SHORT PROBLEM
Copy exactly, and only, the lines starting at the line with "Output the Python" and ending at the line with "from bokeh.resources import INLINE". Leave every picture out of the copy.

+ + + +

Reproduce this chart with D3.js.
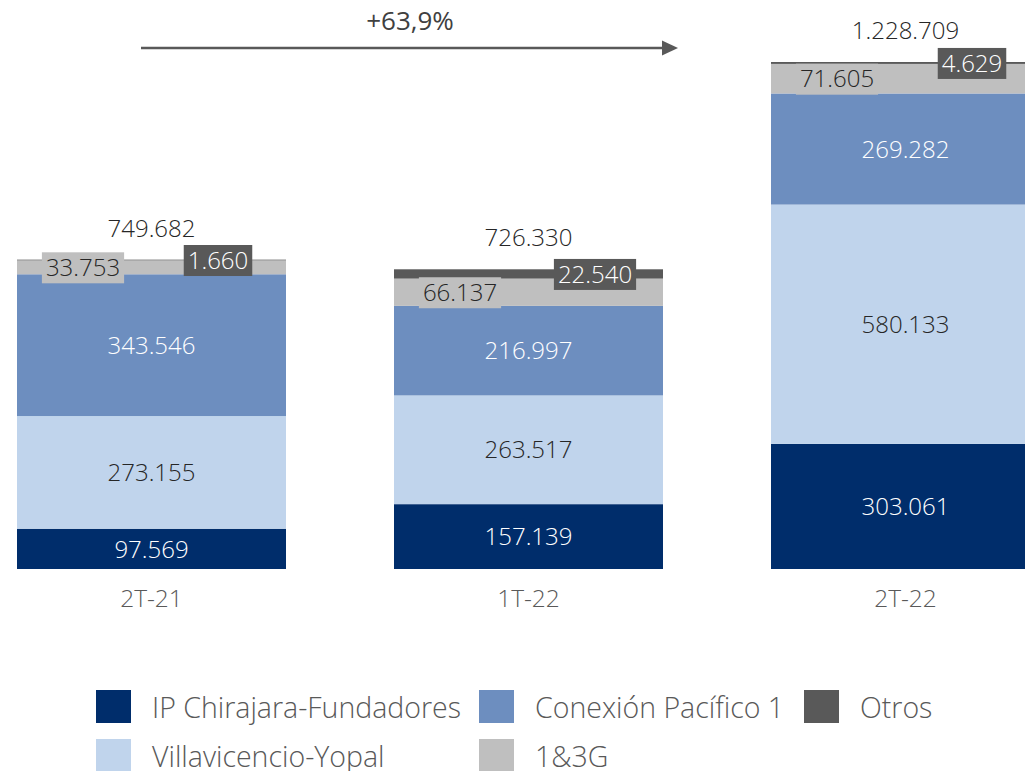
<!DOCTYPE html>
<html>
<head>
<meta charset="utf-8">
<script src="https://cdn.jsdelivr.net/npm/d3@7"></script>
<style>
  body { margin: 0; background: #fff; }
  svg { display: block; font-family: "Open Sans", sans-serif; }
</style>
</head>
<body>
<div id="chart-area"></div>
<script>
// data
let periods = ["2T-21", "1T-22", "2T-22"];
let seriesNames = ["IP Chirajara-Fundadores", "Villavicencio-Yopal", "Conexión Pacífico 1", "1&3G", "Otros"];
let ipChirajara = [97569, 157139, 303061];
let villavicencio = [273155, 263517, 580133];
let conexionPacifico = [343546, 216997, 269282];
let unoTresG = [33753, 66137, 71605];
let otros = [1660, 22540, 4629];
let totals = [749682, 726330, 1228709];
let growthLabel = "+63,9%";

let colors = ["#002d6b", "#c0d4ec", "#6d8ebf", "#bfbfbf", "#595959"];
let labelColors = ["#ffffff", "#262626", "#ffffff", "#262626", "#ffffff"];

let width = 1025, height = 771;

let svg = d3.select('#chart-area')
    .append('svg')
    .attr('width', width)
    .attr('height', height);

let fmt = d3.formatLocale({decimal: ",", thousands: ".", grouping: [3], currency: ["", ""]}).format(",d");

let table = periods.map(function(p, i) {
    return {
        period: p,
        s0: ipChirajara[i],
        s1: villavicencio[i],
        s2: conexionPacifico[i],
        s3: unoTresG[i],
        s4: otros[i],
        total: totals[i]
    };
});
let keys = ["s0", "s1", "s2", "s3", "s4"];
let stacked = d3.stack().keys(keys)(table);

let x = d3.scaleBand()
    .domain(periods)
    .range([17, 1040])
    .paddingInner(108 / 377)
    .paddingOuter(0);

let y = d3.scaleLinear()
    .domain([0, d3.max(totals)])
    .range([569, 62]);

// bars
let layers = svg.selectAll('g.layer')
    .data(stacked)
    .enter()
    .append('g')
    .attr('class', 'layer')
    .attr('fill', function(d, i) { return colors[i]; });

layers.selectAll('rect')
    .data(function(d) { return d; })
    .enter()
    .append('rect')
    .attr('x', function(d) { return x(d.data.period); })
    .attr('y', function(d) { return y(d[1]); })
    .attr('width', x.bandwidth())
    .attr('height', function(d) { return y(d[0]) - y(d[1]); });

// segment labels
let labelFont = 24;
let labelOffsets = [null, null, null, 66, 201];   // x offsets inside the bar for small segments

stacked.forEach(function(layer, li) {
    layer.forEach(function(d) {
        let cx = labelOffsets[li] === null ? x(d.data.period) + x.bandwidth() / 2 : x(d.data.period) + labelOffsets[li];
        let cy = (y(d[0]) + y(d[1])) / 2;
        let g = svg.append('g');
        let t = g.append('text')
            .attr('x', cx)
            .attr('y', cy)
            .attr('dy', '0.36em')
            .attr('text-anchor', 'middle')
            .attr('font-size', labelFont + 'px')
            .attr('font-weight', 300)
            .attr('fill', labelColors[li])
            .text(fmt(d[1] - d[0]));
        if (li >= 3) {
            let w = t.node().getComputedTextLength();
            g.insert('rect', 'text')
                .attr('x', cx - w / 2 - 4)
                .attr('y', cy - 15)
                .attr('width', w + 8)
                .attr('height', 31)
                .attr('fill', colors[li]);
        }
    });
});

// totals
svg.selectAll('text.total')
    .data(table)
    .enter()
    .append('text')
    .attr('class', 'total')
    .attr('x', function(d) { return x(d.period) + x.bandwidth() / 2; })
    .attr('y', function(d) { return y(d.total) - 23; })
    .attr('text-anchor', 'middle')
    .attr('font-size', labelFont + 'px')
    .attr('font-weight', 300)
    .attr('fill', '#262626')
    .text(function(d) { return fmt(d.total); });

// category axis
let xAxis = d3.axisBottom(x).tickSize(0).tickPadding(0);
let axisG = svg.append('g')
    .attr('class', 'x axis')
    .attr('transform', 'translate(0, 569)')
    .call(xAxis);
axisG.select('.domain').remove();
axisG.selectAll('text')
    .attr('y', 38)
    .attr('dy', 0)
    .attr('font-size', '24.5px')
    .attr('font-weight', 300)
    .attr('font-family', '"Open Sans", sans-serif')
    .attr('fill', '#595959');

// growth arrow
svg.append('line')
    .attr('x1', 141)
    .attr('x2', 663)
    .attr('y1', 48)
    .attr('y2', 48)
    .attr('stroke', '#595959')
    .attr('stroke-width', 2.5);
svg.append('path')
    .attr('d', 'M662,40.5 L678,48 L662,55.5 Z')
    .attr('fill', '#595959');
svg.append('text')
    .attr('x', 410)
    .attr('y', 30)
    .attr('text-anchor', 'middle')
    .attr('font-size', '26px')
    .attr('fill', '#404040')
    .text(growthLabel);

// legend
let legendOrder = [0, 2, 4, 1, 3];
let legendPos = [[96, 690], [479, 690], [804, 690], [96, 739], [479, 739]];
let legend = svg.selectAll('g.legend')
    .data(legendOrder)
    .enter()
    .append('g')
    .attr('class', 'legend')
    .attr('transform', function(d, i) { return 'translate(' + legendPos[i][0] + ',' + legendPos[i][1] + ')'; });

legend.append('rect')
    .attr('width', 35)
    .attr('height', 33)
    .attr('fill', function(d) { return colors[d]; });

legend.append('text')
    .attr('x', 56)
    .attr('y', 28)
    .attr('font-size', '28.5px')
    .attr('font-weight', 300)
    .attr('fill', '#595959')
    .text(function(d) { return seriesNames[d]; });
</script>
</body>
</html>
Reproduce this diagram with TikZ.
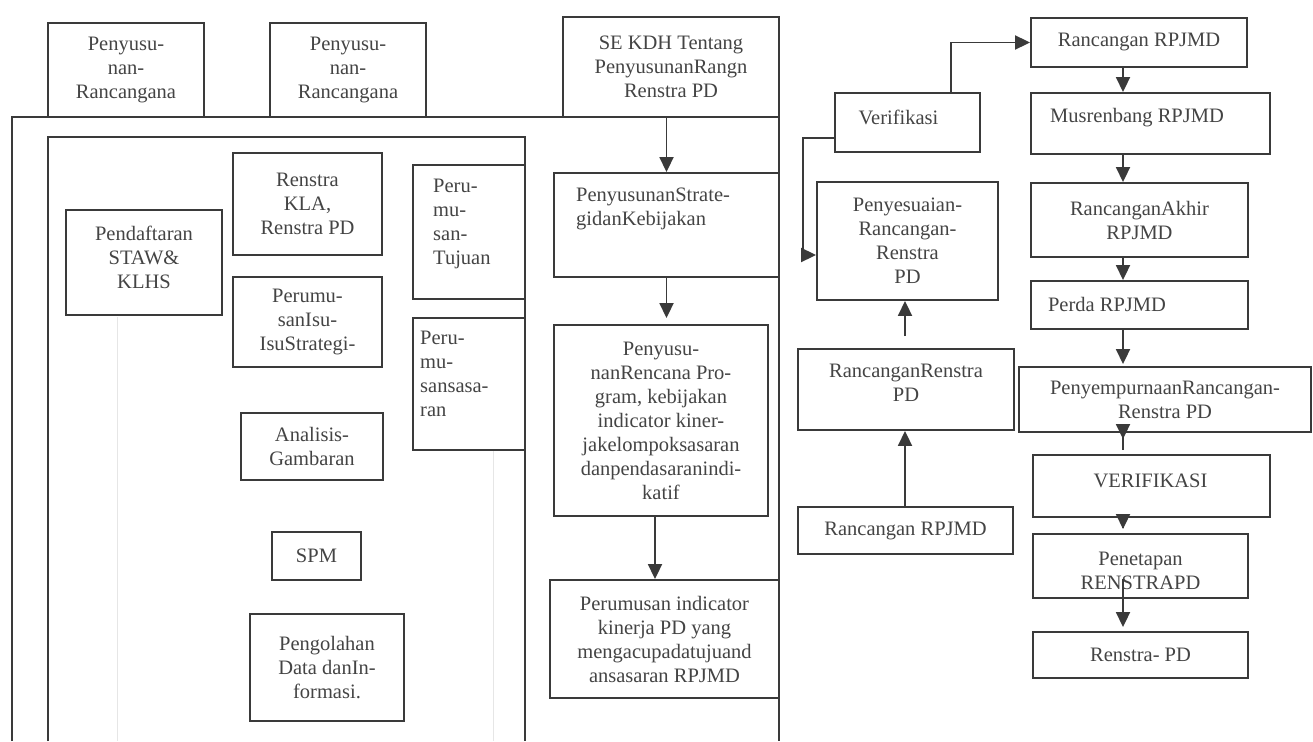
\documentclass[tikz,border=0pt]{standalone}
\usepackage{fontspec}
\setmainfont{Liberation Serif}
\usetikzlibrary{arrows.meta,calc}
\definecolor{linec}{HTML}{3A3A3A}
\definecolor{textc}{HTML}{444444}
\definecolor{faint}{HTML}{E6E6E6}
\begin{document}
\begin{tikzpicture}[x=1pt,y=-1pt,
 box/.style={draw=linec, line width=1.9pt, inner sep=0pt, align=center, text=textc, font=\fontsize{20.5}{24}\selectfont},
 wh/.style 2 args={minimum width=#1pt, minimum height=#2pt},
 txt/.style={inner sep=0pt, align=center, text=textc, font=\fontsize{20.5}{24}\selectfont},
 lbl/.style={inner sep=0pt, align=left, text=textc, font=\fontsize{20.5}{24}\selectfont},
 arr/.style={draw=linec, line width=1.9pt, -{Triangle[length=15pt,width=14pt]}},
 frame/.style={draw=linec, line width=1.9pt}]
\useasboundingbox[fill=white] (0,0) rectangle (1313,741);
% faint scan lines
\draw[faint, line width=1pt] (117,317) -- (117,741);
\draw[faint, line width=1pt] (493,450) -- (493,741);
% frames
\draw[frame] (12,741) -- (12,117) -- (779,117) -- (779,741);
\draw[frame] (48,741) -- (48,137) -- (525,137) -- (525,741);
% top boxes
\node[box, wh={156}{94}] (top1) at (126,70) {Penyusu-\\nan-\\Rancangana};
\node[box, wh={156}{94}] (top2) at (348,70) {Penyusu-\\nan-\\Rancangana};
\node[box, wh={216}{100}] (se) at (671,67) {SE KDH Tentang\\PenyusunanRangn\\Renstra PD};
% inner left boxes
\node[box, wh={149}{102}] (renstra) at (307.5,204) {Renstra\\KLA,\\Renstra PD};
\node[box, wh={156}{105}] (daftar) at (144,262.5) {};
\node[txt] (daftartx) at (144,257) {Pendaftaran\\STAW\&\\KLHS};
\node[box, wh={149}{90}] (isu) at (307.5,322) {Perumu-\\sanIsu-\\IsuStrategi-};
\node[box, wh={112}{134}] (tujuan) at (469,232) {};
\node[lbl, anchor=north west] (tujuantx) at (433,179) {Peru-\\mu-\\san-\\Tujuan};
\node[box, wh={112}{132}] (sasaran) at (469,384) {};
\node[lbl, anchor=north west] (sasarantx) at (420,331) {Peru-\\mu-\\sansasa-\\ran};
\node[box, wh={142}{67}] (analisis) at (312,446.5) {Analisis-\\Gambaran};
\node[box, wh={89}{48}] (spm) at (316.5,556) {SPM};
\node[box, wh={154}{107}] (olah) at (327,667.5) {Pengolahan\\Data danIn-\\formasi.};
% middle column
\node[box, wh={225}{104}] (strat) at (666.5,225) {};
\node[lbl, anchor=north west] (strattx) at (576,188) {PenyusunanStrate-\\gidanKebijakan};
\node[box, wh={214}{191}] (rencana) at (661,420.5) {Penyusu-\\nanRencana Pro-\\gram, kebijakan\\indicator kiner-\\jakelompoksasaran\\danpendasaranindi-\\katif};
\node[box, wh={229}{118}] (indikator) at (664.5,639) {Perumusan indicator\\kinerja PD yang\\mengacupadatujuand\\ansasaran RPJMD};
% right part
\node[box, wh={145}{59}] (verif) at (907.5,122.5) {};
\node[txt] (veriftx) at (898.5,117.5) {Verifikasi};
\node[box, wh={216}{49}] (rpjmd1) at (1139,42.5) {Rancangan RPJMD};
\node[box, wh={239}{61}] (musren) at (1150.5,123.5) {};
\node[txt] (musrentx) at (1137,118) {Musrenbang RPJMD};
\node[box, wh={181}{118}] (penyesuaian) at (907.5,241) {Penyesuaian-\\Rancangan-\\Renstra\\PD};
\node[box, wh={217}{74}] (akhir) at (1139.5,220) {RancanganAkhir\\RPJMD};
\node[box, wh={217}{48}] (perda) at (1139.5,305) {};
\node[txt] (perdatx) at (1107,304) {Perda RPJMD};
\node[box, wh={216}{81}] (rrenstra) at (906,389.5) {};
\node[txt] (rrenstratx) at (906,383) {RancanganRenstra\\PD};
\node[box, wh={215}{47}] (rpjmd2) at (905.5,530.5) {Rancangan RPJMD};
\node[box, wh={292}{65}] (penyemp) at (1165,399.5) {PenyempurnaanRancangan-\\Renstra PD};
\node[box, wh={237}{62}] (verif2) at (1151.5,486) {};
\node[txt] (verif2tx) at (1150.5,480.5) {VERIFIKASI};
\node[box, wh={215}{64}] (penetapan) at (1140.5,566) {};
\node[txt] (penetapantx) at (1140.5,571) {Penetapan\\RENSTRAPD};
\node[box, wh={215}{46}] (renstrapd) at (1140.5,655) {Renstra- PD};
% connectors
\coordinate (cx) at (1123,0);
\coordinate (cy) at (905,0);
\draw[arr] (strat.north |- se.south) -- (strat.north);
\draw[arr, shorten >=6pt] (strat.south) -- (strat.south |- rencana.north);
\draw[arr] ([xshift=-6pt]rencana.south) -- ([xshift=-6pt]rencana.south |- indikator.north);
\draw[arr] ([xshift=43.5pt]verif.north) |- (rpjmd1.west);
\draw[arr] ([yshift=-15.5pt]verif.west) -- ++(-31,0) |- ([yshift=-14pt]penyesuaian.west);
\draw[arr, shorten <=12pt] (rrenstra.north -| cy) -- (penyesuaian.south -| cy);
\draw[arr] (rpjmd2.north -| cy) -- (rrenstra.south -| cy);
\draw[arr] (rpjmd1.south -| cx) -- (musren.north -| cx);
\draw[arr] (musren.south -| cx) -- (akhir.north -| cx);
\draw[arr] (akhir.south -| cx) -- (perda.north -| cx);
\draw[arr, shorten >=2pt] (perda.south -| cx) -- (penyemp.north -| cx);
\draw[arr, shorten <=-17pt, shorten >=15pt] (penyemp.south -| cx) -- (verif2.north -| cx);
\draw[arr, shorten <=-10pt, shorten >=4pt] (verif2.south -| cx) -- (penetapan.north -| cx);
\draw[arr, shorten <=-20pt, shorten >=4pt] (penetapan.south -| cx) -- (renstrapd.north -| cx);
\end{tikzpicture}
\end{document}
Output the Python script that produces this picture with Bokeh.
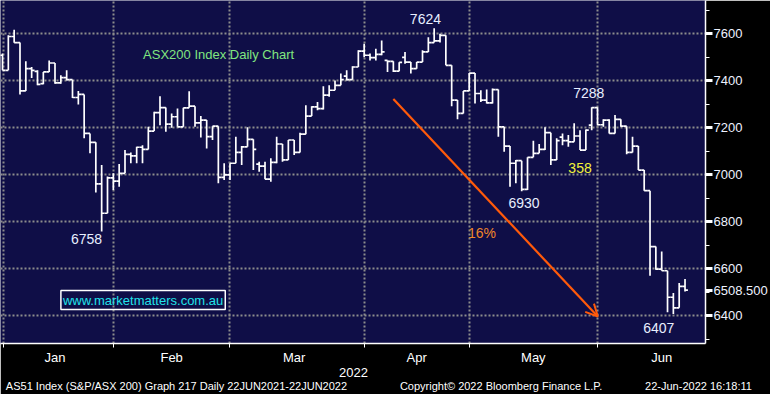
from bokeh.plotting import figure
from bokeh.models import (Range1d, FixedTicker, Label, Arrow, OpenHead, ColumnDataSource,
                          LinearAxis)
from bokeh.embed import file_html
from bokeh.resources import INLINE

# ---- data: ASX200 daily OHLC (trading-day index 0..117) ----
opens = [7509, 7445, 7589, 7563, 7357, 7452, 7440, 7388, 7438, 7476,
         7391, 7414, 7405, 7329, 7342, 7176, 7138, 6961, 6836, 6987,
         6973, 7006, 7087, 7080, 7117, 7108, 7186, 7265, 7286, 7216,
         7247, 7204, 7285, 7292, 7221, 7233, 7162, 7207, 6989, 6999,
         7049, 7095, 7119, 7151, 7045, 7037, 6981, 7053, 7131, 7063,
         7148, 7095, 7173, 7250, 7289, 7282, 7339, 7360, 7381, 7420,
         7405, 7459, 7527, 7509, 7499, 7513, 7487, 7483, 7441, 7500,
         7480, 7452, 7480, 7523, 7563, 7570, 7594, 7466, 7318, 7261,
         7357, 7433, 7346, 7318, 7306, 7363, 7204, 7122, 7049, 7060,
         6938, 7074, 7091, 7108, 7179, 7063, 7160, 7145, 7140, 7165,
         7105, 7211, 7286, 7213, 7233, 7176, 7236, 7207, 7095, 7122,
         7020, 6932, 6694, 6598, 6591, 6478, 6433, 6524]
highs = [7517, 7594, 7618, 7563, 7483, 7459, 7445, 7438, 7487, 7476,
         7424, 7445, 7405, 7357, 7342, 7176, 7138, 7041, 6992, 7006,
         7046, 7105, 7095, 7119, 7126, 7204, 7268, 7334, 7286, 7261,
         7282, 7285, 7356, 7292, 7250, 7233, 7207, 7207, 7049, 7049,
         7162, 7122, 7202, 7151, 7055, 7055, 7070, 7162, 7131, 7148,
         7148, 7179, 7296, 7292, 7310, 7377, 7381, 7402, 7431, 7445,
         7462, 7530, 7558, 7516, 7537, 7572, 7487, 7483, 7479, 7523,
         7480, 7480, 7530, 7586, 7624, 7601, 7594, 7466, 7318, 7357,
         7433, 7433, 7360, 7363, 7367, 7363, 7204, 7122, 7063, 7060,
         7074, 7145, 7131, 7202, 7179, 7155, 7176, 7169, 7219, 7190,
         7193, 7288, 7288, 7236, 7236, 7254, 7236, 7207, 7162, 7122,
         7020, 6932, 6694, 6673, 6591, 6496, 6539, 6556]
lows = [7445, 7445, 7562, 7342, 7357, 7412, 7381, 7385, 7438, 7388,
        7388, 7402, 7327, 7299, 7155, 7091, 6924, 6758, 6836, 6935,
        6949, 7006, 7049, 7049, 7049, 7108, 7186, 7211, 7183, 7200,
        7204, 7204, 7285, 7204, 7159, 7112, 7148, 6964, 6978, 6978,
        7049, 7041, 7119, 7020, 7013, 6981, 6970, 7049, 7055, 7063,
        7084, 7095, 7173, 7250, 7275, 7278, 7332, 7360, 7381, 7402,
        7405, 7459, 7501, 7487, 7487, 7509, 7438, 7438, 7441, 7473,
        7431, 7452, 7480, 7523, 7563, 7563, 7466, 7292, 7236, 7261,
        7357, 7303, 7310, 7303, 7303, 7162, 7098, 6949, 6964, 6930,
        6935, 7074, 7091, 7105, 7041, 7063, 7126, 7119, 7140, 7105,
        7105, 7190, 7211, 7204, 7176, 7176, 7204, 7087, 7095, 7020,
        6932, 6570, 6595, 6591, 6414, 6407, 6433, 6503]
closes = [7445, 7589, 7563, 7357, 7452, 7445, 7385, 7438, 7476, 7391,
          7414, 7405, 7329, 7342, 7176, 7138, 6961, 6836, 6987, 6973,
          7006, 7087, 7080, 7117, 7108, 7186, 7265, 7286, 7216, 7247,
          7204, 7285, 7292, 7221, 7233, 7162, 7207, 6989, 6999, 7049,
          7095, 7119, 7151, 7108, 7037, 6981, 7053, 7131, 7063, 7148,
          7095, 7173, 7250, 7289, 7282, 7339, 7360, 7381, 7405, 7405,
          7459, 7527, 7509, 7499, 7513, 7523, 7483, 7441, 7479, 7480,
          7452, 7480, 7523, 7563, 7570, 7594, 7466, 7318, 7261, 7357,
          7433, 7346, 7318, 7306, 7363, 7204, 7122, 7049, 7060, 6938,
          7074, 7091, 7108, 7179, 7063, 7145, 7145, 7140, 7165, 7105,
          7190, 7286, 7213, 7233, 7176, 7236, 7207, 7095, 7122, 7020,
          6932, 6694, 6598, 6591, 6478, 6433, 6524, 6508.5]
days = list(range(len(closes)))

month_names = ["Jan", "Feb", "Mar", "Apr", "May", "Jun"]
month_start_day = [0.17, 18.97, 38.97, 62.05, 80.0, 102.05]   # month boundaries (trading-day index)
month_label_day = [9, 29, 50, 71, 91, 113]                     # where month names sit
price_ticks = [6400, 6600, 6800, 7000, 7200, 7400, 7600]
price_minor = [6300, 6500, 6700, 6900, 7100, 7300, 7500, 7700]
last_price = 6508.5
last_price_text = "6508.500"
year_text = "2022"
footer_texts = ["AS51 Index (S&P/ASX 200) Graph 217  Daily 22JUN2021-22JUN2022",
                "Copyright\u00a9 2022 Bloomberg Finance L.P.",
                "22-Jun-2022 16:18:11"]

# annotations: (text, day, price)
peak_labels = [("7624", 72.5, 7662), ("7288", 100.5, 7347), ("6758", 14.4, 6727),
               ("6930", 89.4, 6880), ("6407", 112.5, 6349)]
arrow_from = (67.0, 7323)
arrow_to = (102.05, 6396)

NAVY = "#0f0e47"
FONT = "Liberation Sans"

p = figure(width=770, height=394, x_range=Range1d(-0.342, 120.51), y_range=Range1d(6281, 7742.3),
           y_axis_location="right", output_backend="svg", toolbar_location=None,
           min_border_left=0, min_border_top=0, min_border_right=63, min_border_bottom=50,
           background_fill_color=NAVY, border_fill_color="black", outline_line_color=None)
# a pixel-unit range across the plot width, for the texts under the axis
p.extra_x_ranges = {"px": Range1d(0, 707)}

# grids
p.xgrid.ticker = FixedTicker(ticks=month_start_day)
p.ygrid.ticker = FixedTicker(ticks=price_ticks)
for g in (p.xgrid, p.ygrid):
    g.grid_line_color = "#8c8c8c"
    g.grid_line_dash = "2 2"
    g.grid_line_width = 2

# right axis (prices + last price)
ya = p.yaxis[0]
ya.ticker = FixedTicker(ticks=price_ticks + [last_price], minor_ticks=price_minor)
ya.major_label_overrides = {last_price: last_price_text}
ya.axis_line_color = "white"
ya.axis_line_width = 1.5
ya.major_tick_line_color = "white"
ya.major_tick_line_width = 3
ya.major_tick_out = 7
ya.major_tick_in = 0
ya.minor_tick_line_color = "white"
ya.minor_tick_out = 4
ya.minor_tick_in = 0
ya.major_label_text_color = "#eef2ff"
ya.major_label_text_font = FONT
ya.major_label_text_font_size = "13px"
ya.major_label_standoff = 1

# bottom axis: month names
xa = p.xaxis[0]
xa.ticker = FixedTicker(ticks=month_label_day, minor_ticks=month_start_day)
xa.major_label_overrides = {d: n for d, n in zip(month_label_day, month_names)}
xa.axis_line_color = "white"
xa.axis_line_width = 1.5
xa.major_tick_line_color = None
xa.major_tick_out = 0
xa.major_tick_in = 0
xa.minor_tick_line_color = "white"
xa.minor_tick_out = 4
xa.minor_tick_in = 0
xa.major_label_text_color = "white"
xa.major_label_text_font = FONT
xa.major_label_text_font_size = "13px"
xa.major_label_standoff = 2


def text_axis(ticks, labels, size, standoff):
    ax = LinearAxis(x_range_name="px", ticker=FixedTicker(ticks=ticks, minor_ticks=[]),
                    major_label_overrides={t: s for t, s in zip(ticks, labels)})
    ax.axis_line_color = None
    ax.major_tick_line_color = None
    ax.minor_tick_line_color = None
    ax.major_tick_out = 0
    ax.major_tick_in = 0
    ax.minor_tick_out = 0
    ax.minor_tick_in = 0
    ax.major_label_text_color = "white"
    ax.major_label_text_font = FONT
    ax.major_label_text_font_size = size
    ax.major_label_standoff = standoff
    return ax


p.add_layout(text_axis([354], [year_text], "13px", 0), "below")
p.add_layout(text_axis([178, 502, 700], footer_texts, "11px", 0), "below")

# OHLC bars
src = ColumnDataSource(dict(
    d=days, o=opens, h=highs, l=lows, c=closes,
    dl=[d - 0.5 for d in days], dr=[d + 0.5 for d in days]))
p.segment(x0="d", y0="l", x1="d", y1="h", source=src, line_color="white", line_width=1.7)
p.segment(x0="dl", y0="o", x1="d", y1="o", source=src, line_color="white", line_width=1.7)
p.segment(x0="d", y0="c", x1="dr", y1="c", source=src, line_color="white", line_width=1.7)

# orange decline arrow
p.add_layout(Arrow(end=OpenHead(size=12, line_color="#ff5a0a", line_width=2),
                   x_start=arrow_from[0], y_start=arrow_from[1],
                   x_end=arrow_to[0], y_end=arrow_to[1],
                   line_color="#ff5a0a", line_width=2.2))

for txt, d, v in peak_labels:
    p.add_layout(Label(x=d, y=v, text=txt, text_align="center", text_baseline="middle",
                       text_color="#e8eeff", text_font=FONT, text_font_size="14px"))

p.add_layout(Label(x=99.0, y=7029, text="358", text_align="center", text_baseline="middle",
                   text_color="#f2f23a", text_font=FONT, text_font_size="14px"))
p.add_layout(Label(x=82.2, y=6752, text="16%", text_align="center", text_baseline="middle",
                   text_color="#f0862a", text_font=FONT, text_font_size="14px"))
p.add_layout(Label(x=24.1, y=7513, text="ASX200 Index Daily Chart", text_align="left",
                   text_baseline="middle", text_color="#80e680", text_font=FONT,
                   text_font_size="13px"))
p.add_layout(Label(x=24.1, y=6466, text="www.marketmatters.com.au", text_align="center",
                   text_baseline="middle", text_color="#22e2ea", text_font=FONT,
                   text_font_size="13px", border_line_color="white", border_line_width=1.5,
                   padding=2))

open("out.html", "w").write(file_html(p, INLINE))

+ + + +

ANSWER TO THIS PROBLEM
Output the Python script that produces this picture with Bokeh.
from bokeh.plotting import figure
from bokeh.models import (Range1d, FixedTicker, Label, Arrow, OpenHead, ColumnDataSource,
                          LinearAxis)
from bokeh.embed import file_html
from bokeh.resources import INLINE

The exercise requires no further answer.